━━━ DATA LINES ━━━

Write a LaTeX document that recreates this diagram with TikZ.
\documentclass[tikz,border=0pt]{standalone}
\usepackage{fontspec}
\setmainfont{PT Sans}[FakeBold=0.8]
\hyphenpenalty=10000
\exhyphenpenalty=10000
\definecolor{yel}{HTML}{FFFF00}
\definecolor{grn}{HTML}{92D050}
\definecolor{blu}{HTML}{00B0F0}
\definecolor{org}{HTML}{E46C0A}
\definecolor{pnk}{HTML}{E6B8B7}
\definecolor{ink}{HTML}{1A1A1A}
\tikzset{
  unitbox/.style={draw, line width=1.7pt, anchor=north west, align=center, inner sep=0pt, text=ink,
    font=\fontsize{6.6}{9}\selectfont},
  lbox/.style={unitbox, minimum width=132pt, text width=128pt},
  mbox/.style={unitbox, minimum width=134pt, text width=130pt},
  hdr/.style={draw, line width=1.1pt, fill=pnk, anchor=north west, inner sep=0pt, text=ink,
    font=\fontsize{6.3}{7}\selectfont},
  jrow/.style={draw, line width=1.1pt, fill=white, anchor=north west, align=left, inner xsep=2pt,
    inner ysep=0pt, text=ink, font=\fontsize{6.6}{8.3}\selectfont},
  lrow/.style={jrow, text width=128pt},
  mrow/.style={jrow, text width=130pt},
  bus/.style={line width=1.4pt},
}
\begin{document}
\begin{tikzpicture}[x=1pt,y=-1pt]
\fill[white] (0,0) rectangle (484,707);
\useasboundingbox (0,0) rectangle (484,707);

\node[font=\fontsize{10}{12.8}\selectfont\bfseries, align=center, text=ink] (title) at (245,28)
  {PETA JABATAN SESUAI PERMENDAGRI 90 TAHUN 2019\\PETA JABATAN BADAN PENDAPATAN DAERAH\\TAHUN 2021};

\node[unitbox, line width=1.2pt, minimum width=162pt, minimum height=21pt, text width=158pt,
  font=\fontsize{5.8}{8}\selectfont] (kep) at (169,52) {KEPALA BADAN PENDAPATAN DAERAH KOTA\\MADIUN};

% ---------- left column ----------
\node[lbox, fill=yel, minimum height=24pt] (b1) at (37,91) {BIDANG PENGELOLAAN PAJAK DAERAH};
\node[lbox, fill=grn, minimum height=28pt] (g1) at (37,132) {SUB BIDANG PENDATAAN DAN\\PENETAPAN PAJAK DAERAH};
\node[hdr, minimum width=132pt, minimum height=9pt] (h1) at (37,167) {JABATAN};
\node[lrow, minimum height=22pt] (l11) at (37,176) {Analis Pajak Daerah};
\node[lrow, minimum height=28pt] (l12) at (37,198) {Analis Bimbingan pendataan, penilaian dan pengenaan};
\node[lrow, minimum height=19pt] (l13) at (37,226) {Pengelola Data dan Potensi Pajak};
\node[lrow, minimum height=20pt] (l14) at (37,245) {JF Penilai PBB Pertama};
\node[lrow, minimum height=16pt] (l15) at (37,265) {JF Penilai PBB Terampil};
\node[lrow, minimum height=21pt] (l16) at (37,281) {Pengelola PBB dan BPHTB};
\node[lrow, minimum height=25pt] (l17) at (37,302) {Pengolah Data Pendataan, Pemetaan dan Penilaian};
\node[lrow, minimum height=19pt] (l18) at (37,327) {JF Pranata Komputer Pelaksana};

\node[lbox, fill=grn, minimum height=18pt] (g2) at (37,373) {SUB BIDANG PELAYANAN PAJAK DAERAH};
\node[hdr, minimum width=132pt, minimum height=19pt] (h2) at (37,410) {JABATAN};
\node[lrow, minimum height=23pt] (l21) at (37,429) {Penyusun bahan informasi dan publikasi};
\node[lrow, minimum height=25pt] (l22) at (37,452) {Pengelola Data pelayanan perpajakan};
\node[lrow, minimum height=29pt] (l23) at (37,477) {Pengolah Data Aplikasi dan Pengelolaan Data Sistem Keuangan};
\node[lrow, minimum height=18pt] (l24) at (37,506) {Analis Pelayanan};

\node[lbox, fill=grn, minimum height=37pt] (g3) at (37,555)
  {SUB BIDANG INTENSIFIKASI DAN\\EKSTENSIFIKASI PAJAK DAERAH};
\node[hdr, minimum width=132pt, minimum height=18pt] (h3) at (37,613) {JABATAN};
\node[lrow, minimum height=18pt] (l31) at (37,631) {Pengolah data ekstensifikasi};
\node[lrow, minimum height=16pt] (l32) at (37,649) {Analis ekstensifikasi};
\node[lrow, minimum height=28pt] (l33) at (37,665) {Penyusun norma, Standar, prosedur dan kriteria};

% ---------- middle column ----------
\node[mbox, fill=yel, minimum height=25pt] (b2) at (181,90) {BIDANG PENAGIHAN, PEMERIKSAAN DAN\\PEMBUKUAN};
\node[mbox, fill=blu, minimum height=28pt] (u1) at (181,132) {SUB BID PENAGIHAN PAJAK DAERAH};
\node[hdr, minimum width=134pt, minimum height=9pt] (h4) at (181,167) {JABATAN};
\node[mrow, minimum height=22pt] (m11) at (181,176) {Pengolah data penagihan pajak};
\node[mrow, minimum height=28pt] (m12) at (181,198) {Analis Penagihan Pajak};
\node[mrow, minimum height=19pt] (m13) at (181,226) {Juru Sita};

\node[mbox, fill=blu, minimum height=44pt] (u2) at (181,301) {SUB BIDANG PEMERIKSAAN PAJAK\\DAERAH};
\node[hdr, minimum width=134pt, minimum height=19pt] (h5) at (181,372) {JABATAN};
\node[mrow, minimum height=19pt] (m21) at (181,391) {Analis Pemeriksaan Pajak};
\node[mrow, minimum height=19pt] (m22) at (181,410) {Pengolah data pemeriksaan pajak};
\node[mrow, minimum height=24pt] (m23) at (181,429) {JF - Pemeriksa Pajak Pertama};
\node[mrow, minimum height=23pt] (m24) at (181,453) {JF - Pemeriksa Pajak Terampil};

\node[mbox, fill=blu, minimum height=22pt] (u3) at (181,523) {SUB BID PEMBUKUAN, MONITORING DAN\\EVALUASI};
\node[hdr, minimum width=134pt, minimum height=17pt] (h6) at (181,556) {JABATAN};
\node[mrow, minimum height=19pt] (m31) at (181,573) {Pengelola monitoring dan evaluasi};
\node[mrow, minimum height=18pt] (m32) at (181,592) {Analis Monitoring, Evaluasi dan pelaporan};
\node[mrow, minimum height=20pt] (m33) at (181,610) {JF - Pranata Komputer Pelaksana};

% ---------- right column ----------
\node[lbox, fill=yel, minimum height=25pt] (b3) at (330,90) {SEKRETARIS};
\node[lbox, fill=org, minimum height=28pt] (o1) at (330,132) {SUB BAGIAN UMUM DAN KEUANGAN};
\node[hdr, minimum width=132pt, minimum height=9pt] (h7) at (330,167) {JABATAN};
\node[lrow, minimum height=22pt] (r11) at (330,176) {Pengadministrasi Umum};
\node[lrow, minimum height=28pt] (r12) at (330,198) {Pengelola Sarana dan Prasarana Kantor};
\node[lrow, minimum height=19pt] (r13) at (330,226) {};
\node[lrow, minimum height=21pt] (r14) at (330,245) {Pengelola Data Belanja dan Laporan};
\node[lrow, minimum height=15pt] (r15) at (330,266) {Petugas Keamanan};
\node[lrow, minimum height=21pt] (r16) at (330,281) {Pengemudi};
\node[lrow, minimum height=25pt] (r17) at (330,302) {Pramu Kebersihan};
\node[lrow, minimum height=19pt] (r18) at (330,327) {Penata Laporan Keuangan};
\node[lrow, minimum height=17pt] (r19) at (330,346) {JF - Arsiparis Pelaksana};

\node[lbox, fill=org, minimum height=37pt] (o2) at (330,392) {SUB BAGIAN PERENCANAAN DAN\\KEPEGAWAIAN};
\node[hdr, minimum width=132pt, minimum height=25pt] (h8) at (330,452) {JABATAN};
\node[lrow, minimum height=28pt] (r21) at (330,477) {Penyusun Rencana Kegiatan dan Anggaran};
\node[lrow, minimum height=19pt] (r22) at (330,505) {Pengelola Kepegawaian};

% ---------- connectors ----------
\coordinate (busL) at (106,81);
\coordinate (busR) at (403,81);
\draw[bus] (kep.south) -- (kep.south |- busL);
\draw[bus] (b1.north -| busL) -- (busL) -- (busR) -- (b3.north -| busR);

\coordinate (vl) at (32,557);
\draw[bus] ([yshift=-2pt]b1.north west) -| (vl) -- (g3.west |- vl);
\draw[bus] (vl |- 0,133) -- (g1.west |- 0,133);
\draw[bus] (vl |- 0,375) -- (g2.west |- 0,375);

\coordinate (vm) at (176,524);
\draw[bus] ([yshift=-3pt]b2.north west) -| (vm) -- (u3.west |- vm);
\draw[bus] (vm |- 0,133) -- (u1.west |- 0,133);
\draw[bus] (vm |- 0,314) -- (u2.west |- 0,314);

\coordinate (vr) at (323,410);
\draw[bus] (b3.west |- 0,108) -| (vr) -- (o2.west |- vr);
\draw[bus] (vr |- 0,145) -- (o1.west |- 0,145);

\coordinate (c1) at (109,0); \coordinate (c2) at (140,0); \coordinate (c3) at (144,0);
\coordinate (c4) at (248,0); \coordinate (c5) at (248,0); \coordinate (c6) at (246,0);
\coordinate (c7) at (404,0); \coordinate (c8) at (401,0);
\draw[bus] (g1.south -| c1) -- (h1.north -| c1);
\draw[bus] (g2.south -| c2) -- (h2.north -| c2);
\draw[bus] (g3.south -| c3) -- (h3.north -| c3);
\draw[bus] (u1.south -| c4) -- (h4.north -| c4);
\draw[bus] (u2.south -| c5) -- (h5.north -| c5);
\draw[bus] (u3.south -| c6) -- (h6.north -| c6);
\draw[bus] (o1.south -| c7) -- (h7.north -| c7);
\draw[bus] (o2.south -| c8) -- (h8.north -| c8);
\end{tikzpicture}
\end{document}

━━━

**WHAT IS BEING ASKED:** Set down each line of the material verbatim, from the first line through the line that contains "JABATAN SESUAI PERMENDAGRI".

**THE RESPONSE:**
Write a LaTeX document that recreates this diagram with TikZ.
\documentclass[tikz,border=0pt]{standalone}
\usepackage{fontspec}
\setmainfont{PT Sans}[FakeBold=0.8]
\hyphenpenalty=10000
\exhyphenpenalty=10000
\definecolor{yel}{HTML}{FFFF00}
\definecolor{grn}{HTML}{92D050}
\definecolor{blu}{HTML}{00B0F0}
\definecolor{org}{HTML}{E46C0A}
\definecolor{pnk}{HTML}{E6B8B7}
\definecolor{ink}{HTML}{1A1A1A}
\tikzset{
  unitbox/.style={draw, line width=1.7pt, anchor=north west, align=center, inner sep=0pt, text=ink,
    font=\fontsize{6.6}{9}\selectfont},
  lbox/.style={unitbox, minimum width=132pt, text width=128pt},
  mbox/.style={unitbox, minimum width=134pt, text width=130pt},
  hdr/.style={draw, line width=1.1pt, fill=pnk, anchor=north west, inner sep=0pt, text=ink,
    font=\fontsize{6.3}{7}\selectfont},
  jrow/.style={draw, line width=1.1pt, fill=white, anchor=north west, align=left, inner xsep=2pt,
    inner ysep=0pt, text=ink, font=\fontsize{6.6}{8.3}\selectfont},
  lrow/.style={jrow, text width=128pt},
  mrow/.style={jrow, text width=130pt},
  bus/.style={line width=1.4pt},
}
\begin{document}
\begin{tikzpicture}[x=1pt,y=-1pt]
\fill[white] (0,0) rectangle (484,707);
\useasboundingbox (0,0) rectangle (484,707);

\node[font=\fontsize{10}{12.8}\selectfont\bfseries, align=center, text=ink] (title) at (245,28)
  {PETA JABATAN SESUAI PERMENDAGRI 90 TAHUN 2019\\PETA JABATAN BADAN PENDAPATAN DAERAH\\TAHUN 2021};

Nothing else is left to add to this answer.